With 80% of its Macs now ported to Intel, Semple believes Apple is once again in position to drive PC market share gains for the foreseeable future.

For the June quarter, the analyst estimates Mac shipments will increase 11.5% quarter-on-quarter to 1.24 million, which he said could prove conservative if Apple has enough supply of its MacBooks to meet customer demand.

forbes.com

The estimates for last quarter were around 950K macs originally and they came in with 1.1mm, so not too bad. If they can do 1.24mm units this quarter that would be outstanding, of course the profit tells the real story with ASP rising.



To: Done, gone. who wrote (52949)5/16/2006 5:49:34 PM
From: Kip S  Read Replies (3) | Respond to of 213186
 
Michael,
I tend to agree with the Macworld guy on the pricing (below). Just hope Apple knows its market well enough to set the price correctly.
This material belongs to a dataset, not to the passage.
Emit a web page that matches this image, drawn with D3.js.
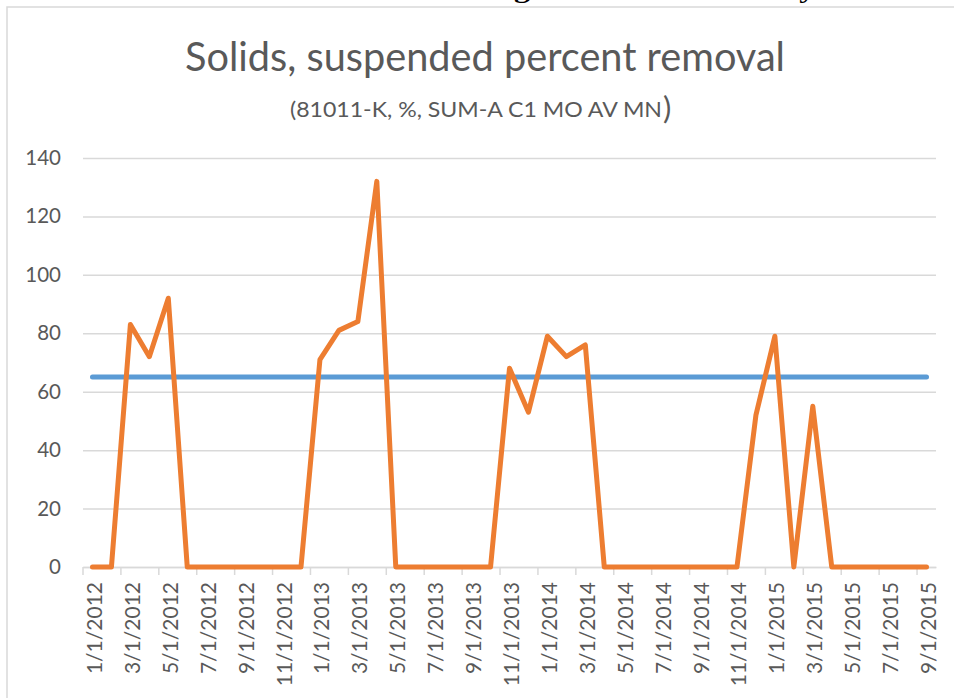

Except that $1,000 is a pretty significant mental barrier. And with the arrival of the MacBook, Apple finds itself without an offering on the sub-side of that figure.

And the same folks who might happily fork over $999 for a 12-inch laptop might balk at paying $1,099 for a 13-inch model. (More than $1,099, really, since you’ll want to make sure that MacBook comes with at least 1GB of RAM—especially since the laptop’s graphics processor shares its memory with the main RAM.)

There’s something about a sub-$1,000 laptop that appeals to people, and I think Apple is missing out by not offering such a model with lower-end specs—a slightly slower processor, a 40GB hard drive, whatever. Heck, why not release a low-end model with just a single-core processor?